LISD is hosting a community forum on Monday, March 6 from 6:30 p.m. – 8 p.m. at Vandegrift due to the amount of communication received regarding the Long-Range Plan and the 2023 bond.  

Reasons for repurposing

Hardie shared that the discussions began after the heftiest portions of the November 2021 bond failed some 18 months ago. Not long after that, the LISD Long-Range Committee, district staff and board members came up with ideas.

“When the bond failed in 2021, we had to think critically about how to handle uneven growth in the district,” Hardie said. 

That initiated a Long-Range Plan Committee which started the process to create a 10-year facilities plan, addressing these key focus areas:

  • student access to learning experiences that interest them 
  • facility optimization 
  • fiscal responsibility
  • changes in population over time

“When the demographer’s report was released in the fall, numbers showed a downward trend of schools under capacity in the south,” Hardie said. “By repurposing a school, we have the potential to save our taxpayer’s money in the cost of operating a school.” 

The district’s data aligns and is verified with the demographer’s report about trends in the southern part of the district, Hardie said. There are areas in the central part of the district as well that are being considered for repurposing as well. 

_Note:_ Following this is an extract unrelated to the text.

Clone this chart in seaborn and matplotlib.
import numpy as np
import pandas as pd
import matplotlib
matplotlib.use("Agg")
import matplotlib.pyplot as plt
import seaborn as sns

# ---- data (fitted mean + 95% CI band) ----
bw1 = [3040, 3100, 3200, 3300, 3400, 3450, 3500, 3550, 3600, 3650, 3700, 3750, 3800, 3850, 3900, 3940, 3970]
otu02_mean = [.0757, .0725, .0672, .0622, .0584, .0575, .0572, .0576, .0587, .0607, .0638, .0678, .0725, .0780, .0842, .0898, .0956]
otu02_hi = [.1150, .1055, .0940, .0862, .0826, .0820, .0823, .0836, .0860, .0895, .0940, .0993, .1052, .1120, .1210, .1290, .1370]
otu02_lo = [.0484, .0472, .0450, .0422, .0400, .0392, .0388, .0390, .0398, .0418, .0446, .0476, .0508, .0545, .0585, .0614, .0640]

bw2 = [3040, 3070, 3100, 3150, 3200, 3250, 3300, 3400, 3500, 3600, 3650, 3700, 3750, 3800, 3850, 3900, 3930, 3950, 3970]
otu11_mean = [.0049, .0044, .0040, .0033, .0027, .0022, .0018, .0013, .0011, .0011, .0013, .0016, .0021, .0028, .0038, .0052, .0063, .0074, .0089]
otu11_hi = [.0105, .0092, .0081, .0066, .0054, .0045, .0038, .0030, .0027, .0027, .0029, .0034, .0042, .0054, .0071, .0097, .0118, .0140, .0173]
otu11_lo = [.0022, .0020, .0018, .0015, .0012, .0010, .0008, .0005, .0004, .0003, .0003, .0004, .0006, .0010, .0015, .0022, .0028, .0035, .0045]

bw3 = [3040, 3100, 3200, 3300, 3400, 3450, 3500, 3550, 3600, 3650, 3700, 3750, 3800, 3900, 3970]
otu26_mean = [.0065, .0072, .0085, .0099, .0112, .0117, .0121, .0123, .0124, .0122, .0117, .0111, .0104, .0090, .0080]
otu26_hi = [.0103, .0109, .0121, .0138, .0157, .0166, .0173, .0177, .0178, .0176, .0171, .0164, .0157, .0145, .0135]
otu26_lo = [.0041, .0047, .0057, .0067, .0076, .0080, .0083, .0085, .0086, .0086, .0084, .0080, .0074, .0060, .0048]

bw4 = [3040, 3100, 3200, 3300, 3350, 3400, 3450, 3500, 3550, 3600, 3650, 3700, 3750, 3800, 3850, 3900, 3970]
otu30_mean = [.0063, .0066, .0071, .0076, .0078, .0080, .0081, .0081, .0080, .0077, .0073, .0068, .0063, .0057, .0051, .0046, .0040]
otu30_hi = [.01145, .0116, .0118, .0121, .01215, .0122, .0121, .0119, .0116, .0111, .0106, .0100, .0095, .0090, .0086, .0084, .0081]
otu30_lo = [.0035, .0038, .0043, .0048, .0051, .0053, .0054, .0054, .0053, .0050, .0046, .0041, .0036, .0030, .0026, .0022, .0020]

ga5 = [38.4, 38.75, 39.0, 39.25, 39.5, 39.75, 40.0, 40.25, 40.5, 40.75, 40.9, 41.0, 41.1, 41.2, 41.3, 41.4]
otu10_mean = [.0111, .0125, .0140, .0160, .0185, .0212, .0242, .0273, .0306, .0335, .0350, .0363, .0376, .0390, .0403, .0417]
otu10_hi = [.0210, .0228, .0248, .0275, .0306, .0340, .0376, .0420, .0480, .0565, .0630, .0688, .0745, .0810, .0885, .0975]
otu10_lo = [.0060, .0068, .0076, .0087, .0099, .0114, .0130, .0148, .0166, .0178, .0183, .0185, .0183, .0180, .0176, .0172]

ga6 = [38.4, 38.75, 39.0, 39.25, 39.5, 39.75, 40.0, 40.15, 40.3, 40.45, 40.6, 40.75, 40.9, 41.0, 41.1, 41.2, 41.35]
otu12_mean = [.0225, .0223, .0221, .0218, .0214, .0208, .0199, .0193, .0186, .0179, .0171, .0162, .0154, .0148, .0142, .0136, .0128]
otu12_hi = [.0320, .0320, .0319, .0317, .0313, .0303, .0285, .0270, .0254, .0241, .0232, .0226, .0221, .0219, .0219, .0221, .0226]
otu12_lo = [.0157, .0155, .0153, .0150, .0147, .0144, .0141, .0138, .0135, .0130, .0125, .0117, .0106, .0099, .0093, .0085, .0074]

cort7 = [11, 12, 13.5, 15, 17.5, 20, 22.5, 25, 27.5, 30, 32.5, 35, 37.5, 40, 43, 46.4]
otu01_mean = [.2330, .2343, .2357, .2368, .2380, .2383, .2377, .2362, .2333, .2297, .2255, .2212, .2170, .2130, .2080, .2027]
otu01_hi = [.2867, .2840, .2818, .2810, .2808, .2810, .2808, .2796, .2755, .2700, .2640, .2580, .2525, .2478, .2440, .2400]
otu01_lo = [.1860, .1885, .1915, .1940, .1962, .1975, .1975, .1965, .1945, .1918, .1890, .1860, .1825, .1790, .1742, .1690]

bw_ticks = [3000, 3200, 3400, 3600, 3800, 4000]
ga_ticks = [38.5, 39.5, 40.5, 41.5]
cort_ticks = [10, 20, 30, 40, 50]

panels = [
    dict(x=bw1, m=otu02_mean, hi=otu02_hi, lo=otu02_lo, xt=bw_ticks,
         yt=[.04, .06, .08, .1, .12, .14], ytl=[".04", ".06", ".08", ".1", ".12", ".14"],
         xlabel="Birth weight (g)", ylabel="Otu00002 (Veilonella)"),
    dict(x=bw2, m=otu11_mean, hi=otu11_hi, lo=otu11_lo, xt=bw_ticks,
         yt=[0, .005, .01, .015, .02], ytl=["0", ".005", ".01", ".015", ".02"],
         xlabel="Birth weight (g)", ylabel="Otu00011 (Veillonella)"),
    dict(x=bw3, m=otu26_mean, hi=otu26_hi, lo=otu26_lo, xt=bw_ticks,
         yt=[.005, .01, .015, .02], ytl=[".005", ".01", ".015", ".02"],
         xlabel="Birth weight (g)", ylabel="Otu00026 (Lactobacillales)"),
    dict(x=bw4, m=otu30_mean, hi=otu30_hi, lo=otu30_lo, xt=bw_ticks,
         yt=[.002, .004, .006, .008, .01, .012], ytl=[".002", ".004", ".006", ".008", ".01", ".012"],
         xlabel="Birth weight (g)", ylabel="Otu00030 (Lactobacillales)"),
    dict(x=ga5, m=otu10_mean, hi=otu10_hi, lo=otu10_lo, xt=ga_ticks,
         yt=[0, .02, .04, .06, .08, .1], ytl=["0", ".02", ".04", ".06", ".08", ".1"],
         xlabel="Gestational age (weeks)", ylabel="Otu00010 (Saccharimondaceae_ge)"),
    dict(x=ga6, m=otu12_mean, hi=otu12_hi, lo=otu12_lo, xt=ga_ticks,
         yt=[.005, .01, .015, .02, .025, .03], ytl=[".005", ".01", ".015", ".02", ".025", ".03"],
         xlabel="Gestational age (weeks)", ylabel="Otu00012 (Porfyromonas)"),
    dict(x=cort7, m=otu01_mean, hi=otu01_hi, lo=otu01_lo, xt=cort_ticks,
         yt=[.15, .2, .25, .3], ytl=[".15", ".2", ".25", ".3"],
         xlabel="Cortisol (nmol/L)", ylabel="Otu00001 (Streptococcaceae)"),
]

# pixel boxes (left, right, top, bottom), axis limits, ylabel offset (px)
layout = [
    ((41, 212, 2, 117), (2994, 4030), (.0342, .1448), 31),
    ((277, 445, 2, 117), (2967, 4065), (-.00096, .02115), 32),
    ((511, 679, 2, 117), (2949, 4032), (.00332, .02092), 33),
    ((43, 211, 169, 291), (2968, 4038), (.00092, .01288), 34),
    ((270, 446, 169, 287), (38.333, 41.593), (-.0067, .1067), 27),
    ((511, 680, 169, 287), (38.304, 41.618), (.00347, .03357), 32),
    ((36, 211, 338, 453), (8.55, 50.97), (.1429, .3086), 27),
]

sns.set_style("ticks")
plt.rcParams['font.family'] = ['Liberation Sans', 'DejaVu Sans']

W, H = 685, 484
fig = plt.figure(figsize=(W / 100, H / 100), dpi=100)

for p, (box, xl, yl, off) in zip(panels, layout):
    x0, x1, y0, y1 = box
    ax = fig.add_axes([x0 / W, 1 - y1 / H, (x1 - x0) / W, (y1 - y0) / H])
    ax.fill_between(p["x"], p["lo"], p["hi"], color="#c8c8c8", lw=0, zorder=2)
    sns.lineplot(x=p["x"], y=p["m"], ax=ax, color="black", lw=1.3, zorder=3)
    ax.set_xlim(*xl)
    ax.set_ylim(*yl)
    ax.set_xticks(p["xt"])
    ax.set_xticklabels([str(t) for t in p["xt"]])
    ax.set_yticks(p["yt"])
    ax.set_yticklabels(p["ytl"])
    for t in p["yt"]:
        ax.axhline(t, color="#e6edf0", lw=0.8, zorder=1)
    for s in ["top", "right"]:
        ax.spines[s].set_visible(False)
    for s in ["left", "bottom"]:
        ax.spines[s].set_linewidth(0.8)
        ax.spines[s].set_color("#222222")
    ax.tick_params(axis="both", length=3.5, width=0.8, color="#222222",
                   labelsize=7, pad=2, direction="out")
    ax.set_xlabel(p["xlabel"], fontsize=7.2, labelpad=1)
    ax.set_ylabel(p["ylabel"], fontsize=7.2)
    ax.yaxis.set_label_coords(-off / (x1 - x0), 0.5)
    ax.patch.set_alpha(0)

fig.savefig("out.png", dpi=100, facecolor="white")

“We’ve talked about rezoning the entire (LISD) area and drive student population south but that idea is extreme,” Hardie said. That would have a negative impact on families, she added.

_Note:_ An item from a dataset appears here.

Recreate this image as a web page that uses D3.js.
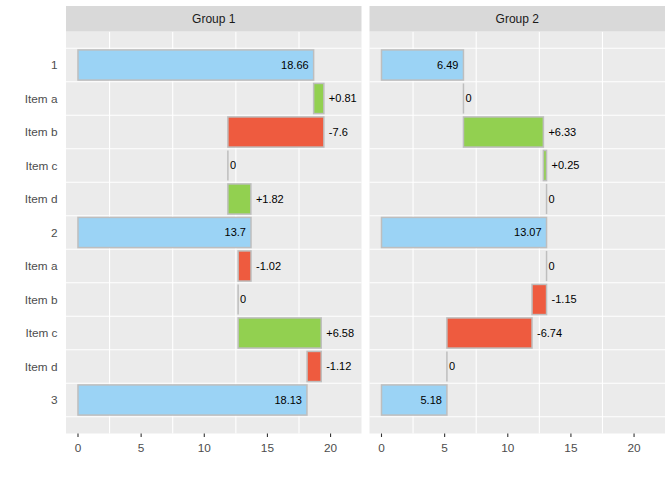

“The driver is school enrollment,” Hardie said. “And when that bond failed, we were charged to spend money in a fiscally responsible way. We want to be fiscally responsible to the taxpayers.”

South specific reasons

Some reasons that the south is being looked at for repurposing include the projected drop in enrollment, inflation and the pandemic.

“We are noticing that people are staying… they enjoy staying put. People living in this area, continue to afford this area,” Hardie said.

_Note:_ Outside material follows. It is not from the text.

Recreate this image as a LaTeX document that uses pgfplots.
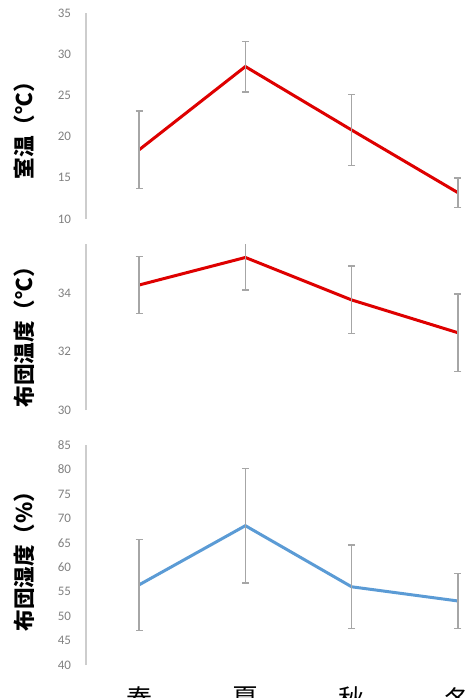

“What we’re used to seeing in Leander and Cedar Park, we’re not seeing

Steiner Ranch, River Place and those areas. Folks are really comfortable living out their years, and younger families can’t always afford it (to live there),” she added.

Hardie also shared there are lingering effects of the COVID pandemic and how that affected LISD schools.

Since the pandemic and over the past couple years, the district has lost 1,500 to 2,000 students to charter or private schools. “We’re remaining open to the fact that we will see (those students) again,” Hardie said. 

Looking ahead

“Repurposing is not happening tomorrow. No final decisions have been made. We are looking at all options as we continue to try to balance uneven growth with fiscal responsibility,” Hardie said.

The process to consider repurposing is just beginning. Before LISD moves forward with any plans, the district will make sure the data supports any sort of repurposing before it makes a decision, Hardie said.

The district wants to hear from LISD residents in the Four Points area. Residents in the southern part of the district are a “powerful force of  community engagement,” Hardie shared.

“We look to see what’s best for students when we look at repurposing schools,” she added.

“I don’t want people (in the south) to feel they are not part of this vital process,” Hardie said. “The right opportunity to be heard is right now.”